An aromatic gin and tonic
As shadows stretch across the yard, a collection of over-achieving leaves are threatening to turn. Despite the season's late start, there are only so many warm days left to us. It's enough to cause distress, and there is no better restorative for those long, luxurious summer nights after a stressful day than the classic highball: gin and tonic. Suddenly it seems like there is an explosion of gins (to find a new one you like, check out the periodic table of gin at the new Marin in downtown Minneapolis). We once again sat down with master drink mixer Shawn Jones of Cafe Maude Loring Park to discuss how best to shake up this classic.
Jones becomes animated the more he talks about the myriad of mix-ins available for a gin and tonic. "A lot of bars are making their own tonic now. I think it was Dan Oskey at the Strip Club that was the first to do it, but now there are a ton of tonic options."
He suggests seeking out Q tonic made with natural ingredients like agave nectar without as much quinine.
Gin and tonics came from the medicinal discovery that quinine could prevent British soldiers from contracting malaria in colonial India.
For the more ambitious home bartender, making tonic syrup isn't hard. The procuring of the ingredients takes a little planning ahead. You'll have to track down some cinchona bark (available online) and citric acid and boil it into a simple syrup. Jones suggests the simpler option of purchasing Bitterman's tonic syrup, a product he's kind of having a moment with, available at South Lyndale Liquor Store. It's perfectly balanced between the herbal notes in the tonic with a subtle sweetness that enhances the juniper in the gin. You can add your own soda water to control the fizz factor.

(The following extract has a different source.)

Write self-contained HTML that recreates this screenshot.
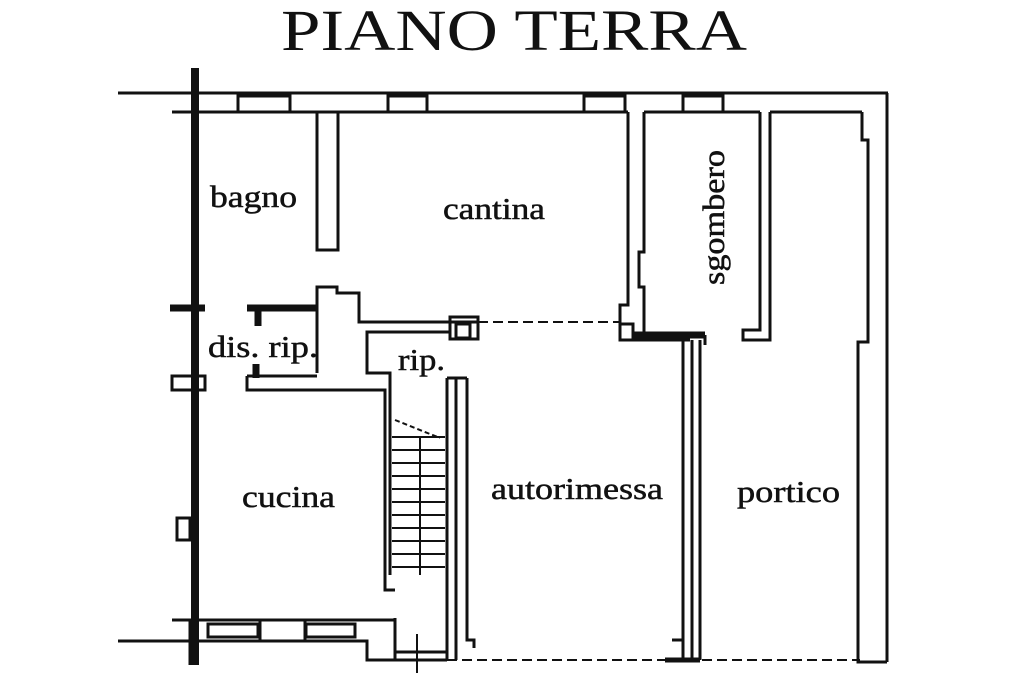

Shawn Jones prefers Bombay Sapphire and Bittermans for his strawberry mint gin and tonic
Once you've mastered the basics, there's no end to the way you can vary this drink. For an especially summery twist, mix it up with strawberries, mint, and rhubarb bitters. Gently press mint at the bottom of a shaker. Says Jones, "That's a pro tip. Don't tear the leaves or you'll get that vegetable flavor and a bunch of mint stuck in your teeth. Just press the leaves to release the oils. Add some sliced strawberries, gently crush them." Mix with gin, tonic, soda, and ice, top with four or five drops of seasonal bitters, and serve with a straw. "It's one of the only drinks where it's okay to use a straw because you want to get at all that fruit at the bottom."
Gin and Tonic
2 oz. gin (preferably Prairie Organic's new gin)
3/4 oz tonic syrup (or Bitterman's tonic cordial)
4 oz soda water
garnish with citrus twist
(adapted from Imbibe magazine)
4 cups water
3 cups pure cane or demerara sugar
3 Tbsp. quinine (powdered cinchona bark; available in some herb stores or online)
6 Tbsp. powdered citric acid (found in the bulk section of most co-ops)
3 limes, zested and juiced
3 stalks lemongrass, roughly chopped
In a medium saucepan, dissolve sugar into water. Bring to a boil. Immediately turn down heat to low and add remaining ingredients.
Simmer for approximately 25 minutes, stirring occasionally until powders are dissolved and syrup is thin and runny.
Remove from heat and allow to cool. First strain through a sieve, discard larger solids. Then strain through a cheesecloth. Store in a sterilized container in the refrigerator.